## Provided data:
.....

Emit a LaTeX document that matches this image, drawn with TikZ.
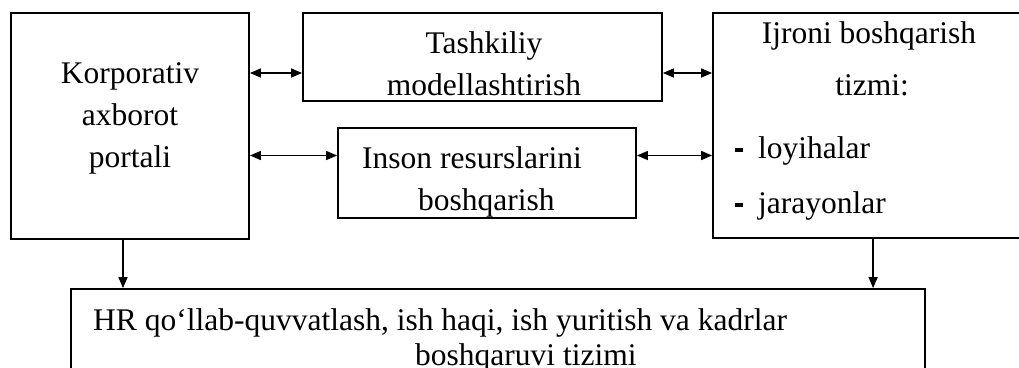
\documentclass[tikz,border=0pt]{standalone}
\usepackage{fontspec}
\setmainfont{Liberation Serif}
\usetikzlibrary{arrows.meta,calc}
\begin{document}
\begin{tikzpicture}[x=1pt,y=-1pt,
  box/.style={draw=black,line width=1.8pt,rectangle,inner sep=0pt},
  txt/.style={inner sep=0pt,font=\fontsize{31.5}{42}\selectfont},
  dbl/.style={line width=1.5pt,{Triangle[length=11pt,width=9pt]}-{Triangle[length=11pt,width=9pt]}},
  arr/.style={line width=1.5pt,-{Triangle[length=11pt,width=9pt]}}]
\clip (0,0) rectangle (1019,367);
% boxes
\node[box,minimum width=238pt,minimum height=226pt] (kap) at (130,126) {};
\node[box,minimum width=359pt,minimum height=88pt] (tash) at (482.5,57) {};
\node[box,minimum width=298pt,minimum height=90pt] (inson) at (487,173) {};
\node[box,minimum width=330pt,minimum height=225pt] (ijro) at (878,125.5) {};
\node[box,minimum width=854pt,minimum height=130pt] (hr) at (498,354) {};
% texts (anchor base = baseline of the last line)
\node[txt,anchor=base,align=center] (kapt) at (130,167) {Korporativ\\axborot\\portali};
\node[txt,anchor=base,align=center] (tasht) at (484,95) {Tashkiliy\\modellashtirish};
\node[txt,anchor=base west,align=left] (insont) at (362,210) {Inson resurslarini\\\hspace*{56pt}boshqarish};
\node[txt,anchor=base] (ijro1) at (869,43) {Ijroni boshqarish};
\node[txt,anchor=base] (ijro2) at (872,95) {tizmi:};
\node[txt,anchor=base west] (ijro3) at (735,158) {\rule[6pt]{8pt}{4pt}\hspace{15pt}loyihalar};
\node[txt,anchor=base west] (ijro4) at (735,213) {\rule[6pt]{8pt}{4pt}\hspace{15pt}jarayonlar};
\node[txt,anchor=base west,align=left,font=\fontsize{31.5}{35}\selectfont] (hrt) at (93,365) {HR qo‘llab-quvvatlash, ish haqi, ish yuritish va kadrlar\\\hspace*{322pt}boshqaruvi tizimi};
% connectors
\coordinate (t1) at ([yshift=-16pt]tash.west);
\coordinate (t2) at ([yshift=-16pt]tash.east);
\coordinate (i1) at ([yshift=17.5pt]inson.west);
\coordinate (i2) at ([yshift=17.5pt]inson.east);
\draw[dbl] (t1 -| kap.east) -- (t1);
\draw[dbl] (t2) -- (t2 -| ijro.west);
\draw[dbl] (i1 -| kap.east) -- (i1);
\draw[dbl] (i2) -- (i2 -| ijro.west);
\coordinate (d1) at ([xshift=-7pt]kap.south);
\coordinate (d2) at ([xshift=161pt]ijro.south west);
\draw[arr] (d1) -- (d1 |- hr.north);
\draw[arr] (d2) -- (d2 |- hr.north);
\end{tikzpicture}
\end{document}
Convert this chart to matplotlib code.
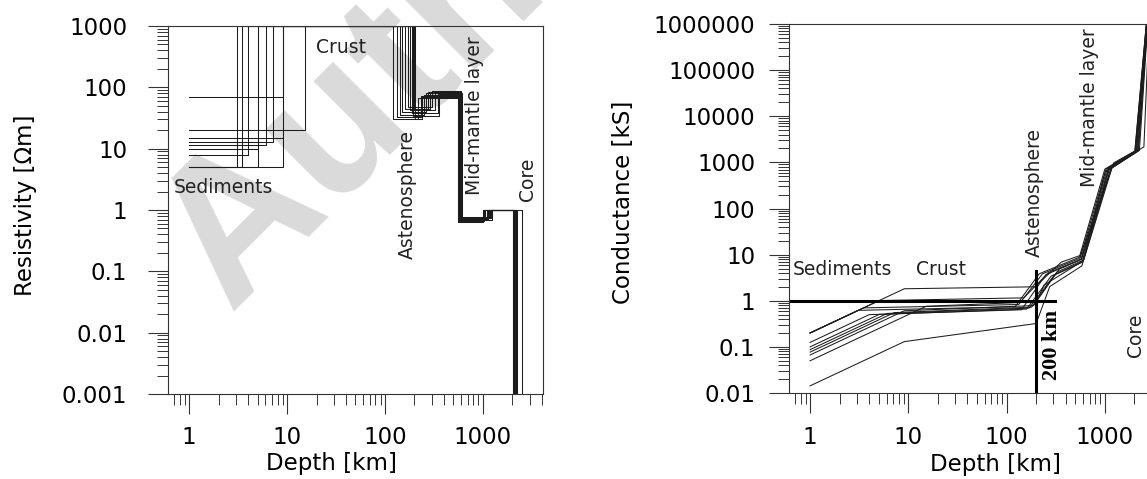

.....

## Aim:
Repeat verbatim all the material, but not the pictures.

## Problem solution:
Emit a LaTeX document that matches this image, drawn with TikZ.
\documentclass[tikz,border=0pt]{standalone}
\usepackage{fontspec}
\setmainfont{Liberation Serif}
\usetikzlibrary{arrows.meta,calc}
\begin{document}
\begin{tikzpicture}[x=1pt,y=-1pt,
  box/.style={draw=black,line width=1.8pt,rectangle,inner sep=0pt},
  txt/.style={inner sep=0pt,font=\fontsize{31.5}{42}\selectfont},
  dbl/.style={line width=1.5pt,{Triangle[length=11pt,width=9pt]}-{Triangle[length=11pt,width=9pt]}},
  arr/.style={line width=1.5pt,-{Triangle[length=11pt,width=9pt]}}]
\clip (0,0) rectangle (1019,367);
% boxes
\node[box,minimum width=238pt,minimum height=226pt] (kap) at (130,126) {};
\node[box,minimum width=359pt,minimum height=88pt] (tash) at (482.5,57) {};
\node[box,minimum width=298pt,minimum height=90pt] (inson) at (487,173) {};
\node[box,minimum width=330pt,minimum height=225pt] (ijro) at (878,125.5) {};
\node[box,minimum width=854pt,minimum height=130pt] (hr) at (498,354) {};
% texts (anchor base = baseline of the last line)
\node[txt,anchor=base,align=center] (kapt) at (130,167) {Korporativ\\axborot\\portali};
\node[txt,anchor=base,align=center] (tasht) at (484,95) {Tashkiliy\\modellashtirish};
\node[txt,anchor=base west,align=left] (insont) at (362,210) {Inson resurslarini\\\hspace*{56pt}boshqarish};
\node[txt,anchor=base] (ijro1) at (869,43) {Ijroni boshqarish};
\node[txt,anchor=base] (ijro2) at (872,95) {tizmi:};
\node[txt,anchor=base west] (ijro3) at (735,158) {\rule[6pt]{8pt}{4pt}\hspace{15pt}loyihalar};
\node[txt,anchor=base west] (ijro4) at (735,213) {\rule[6pt]{8pt}{4pt}\hspace{15pt}jarayonlar};
\node[txt,anchor=base west,align=left,font=\fontsize{31.5}{35}\selectfont] (hrt) at (93,365) {HR qo‘llab-quvvatlash, ish haqi, ish yuritish va kadrlar\\\hspace*{322pt}boshqaruvi tizimi};
% connectors
\coordinate (t1) at ([yshift=-16pt]tash.west);
\coordinate (t2) at ([yshift=-16pt]tash.east);
\coordinate (i1) at ([yshift=17.5pt]inson.west);
\coordinate (i2) at ([yshift=17.5pt]inson.east);
\draw[dbl] (t1 -| kap.east) -- (t1);
\draw[dbl] (t2) -- (t2 -| ijro.west);
\draw[dbl] (i1 -| kap.east) -- (i1);
\draw[dbl] (i2) -- (i2 -| ijro.west);
\coordinate (d1) at ([xshift=-7pt]kap.south);
\coordinate (d2) at ([xshift=161pt]ijro.south west);
\draw[arr] (d1) -- (d1 |- hr.north);
\draw[arr] (d2) -- (d2 |- hr.north);
\end{tikzpicture}
\end{document}
Convert this chart to matplotlib code.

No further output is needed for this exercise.